Resul-i Ekrem Aleyhissalâtü Vesselâm'ın Mi'racı, onun seyr ü sülûkudur, onun unvan-ı velayetidir.
Ehl-i velayet nasılki seyr ü sülûk-u ruhanî ile, kırk günden tâ kırk seneye kadar bir terakki ile, derecat-ı imaniyenin hakkalyakîn derecesine çıkıyor.

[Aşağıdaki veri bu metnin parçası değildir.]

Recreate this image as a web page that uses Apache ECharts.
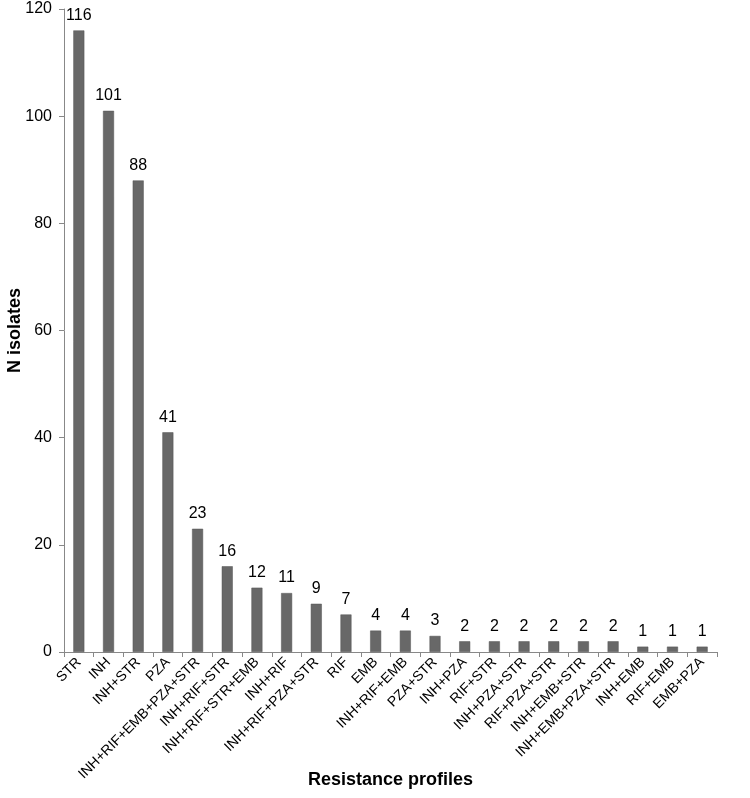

Öyle de: Bütün evliyanın sultanı olan Resul-i Ekrem Aleyhissalâtü Vesselâm; değil yalnız kalbi ve ruhu ile, belki hem cismiyle, hem havâssıyla, hem letaifiyle, kırk seneye mukabil kırk dakikada, velayetinin keramet-i kübrası olan Mi'racı ile bir cadde-i kübra açarak, hakaik-i imaniyenin en yüksek mertebelerine gitmiş, Mi'rac merdiveniyle Arş'a çıkmış, "Kab-ı Kavseyn" makamında, hakaik-i imaniyenin en büyüğü olan İman-ı Billah ve İman-ı Bil'âhireti aynelyakîn gözüyle müşahede etmiş, Cennet'e girmiş, saadet-i ebediyeyi görmüş, o Mi'racın kapısıyla açtığı cadde-i kübrayı açık bırakmış, bütün evliya-yı ümmeti seyr ü sülûk ile, derecelerine göre, ruhanî ve kalbî bir tarzda o Mi'racın gölgesi içinde gidiyorlar.